Bankrupt capitalism aims to balance the books through foreign aid cuts and vicious austerity on workers at home!

0
771

ON TUESDAY, Tory PM Boris Johnson narrowly avoided defeat on a motion to cut UK foreign aid after a rebellion by Tory MPs.

In the debate, Johnson insisted the cut was essential as chancellor Rishi Sunak has had to ‘find over £407 billion’ during the pandemic to prevent British capitalism from drowning in ‘its deepest recession in history’.

In fact the £4 billion the Tories intend saving is just 1% of the amount of money borrowed by the government last year.

Two former Tory leaders, John Major and Theresa May, joined the rebellion, with Major condemning the cut at the same time that the government was planning to spend over £200 million on buying a new ‘national yacht’.

May accused the Johnson government of ‘turning its back on some of the poorest in the world.’

The outrage expressed by these Tory MPs cannot disguise the fact that alongside these humanitarian appeals is the underlying fear of Britain losing its ‘seat at the top table’ of western capitalist countries and seeing a decline in any influence from ‘soft power’.

Soft power is the term for using aid to poorer nations to extend the influence of British interests in trade and national security.

The idea is that British aid programmes will help to reduce suffering, thereby reducing the grievances of the people that could harm the interests of British imperialism.

The brutal truth is that the wealthy capitalist states have long used foreign aid as a way of pursuing foreign policy objectives either through the ‘soft’ approach or through ‘hard power.’

Aid can be withdrawn to create economic hardship and destabilise an unfriendly country or, on the other hand, it can be provided to bolster and reward a compliant regime.

It is no accident that one of the biggest recipients of UK foreign aid has been the puppet regime in Afghanistan, in a vain attempt to prop it up following the invasion by US and British imperialism.

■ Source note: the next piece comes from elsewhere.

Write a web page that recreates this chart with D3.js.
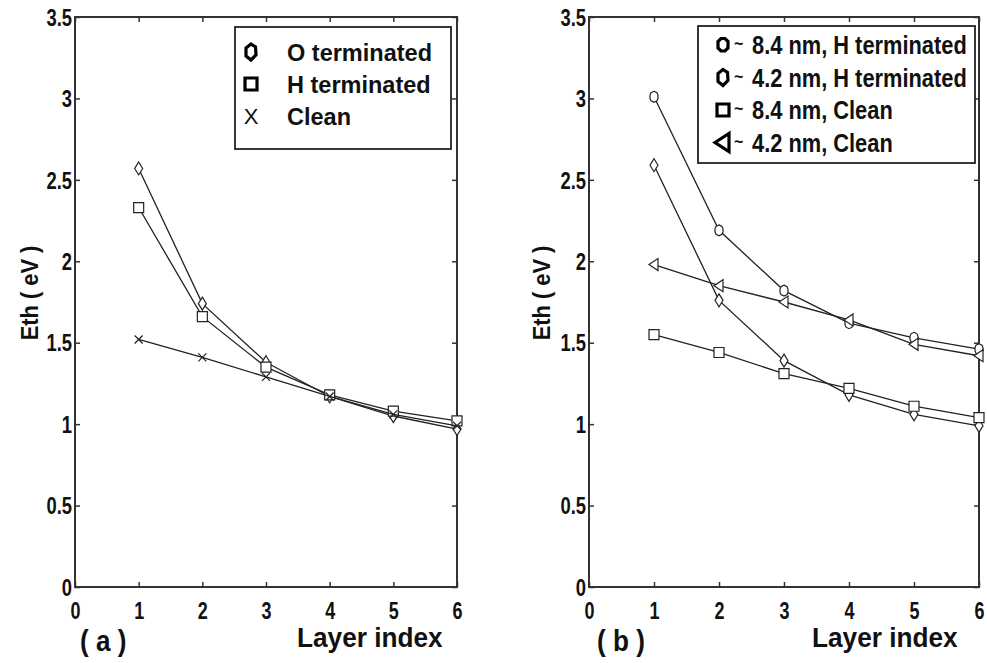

The real bloody hypocrisy of British capitalism is in the aid given to the people of Yemen who face what the UN has called the world’s worst humanitarian crisis and which will lose 60% of UK humanitarian aid.

In July last year, the Tories resumed arms sales to Saudi Arabia and authorised £1.4 billion of arms sales to the country, including £1.36 billion for missiles and bombs to be used to kill and maim hundreds of thousands of Yemeni men, women and children.

A spokesman for Oxfam said the decision to cut foreign aid was ‘a disaster for the world’s poorest people’ and accused Tory ministers of ‘undermining the UK’s credibility on the international stage’. In fact British capitalism has no credibility anywhere.

It is bankrupt and desperate to try and pay off the massive debts run up to bail-out industry and the banks, as Sunak admitted during Tuesday’s debate.

The £4 billion saved by the cut in foreign aid is just a drop in the ocean compared to the £407 billion the government was forced to borrow just last year.

Sunak is preparing to make the rest of the billions of pounds of savings needed to ‘balance the books’ by inflicting poverty and destitution on the working class at home.

Wage-cutting pay freezes, along with the £20 a week cut to Universal Credit (UC), are just the beginning.

Millions of workers and their families in the UK face starvation levels of wages and benefits as the Tories prepare to dump the full burden of saving a bankrupt capitalist system from collapse under the debt mountain and the biggest recession in 300 years.

The working class in Britain stand in the same trench as the workers and poor of the world and face a common enemy – a world capitalist system that is in its death throes.

The only way to abolish poverty and suffering at home and throughout the world is to put an end to capitalism through the victory of the world socialist revolution.

Its victory requires the building of the revolutionary leadership, sections of the Fourth International in every country. There is not a moment to lose!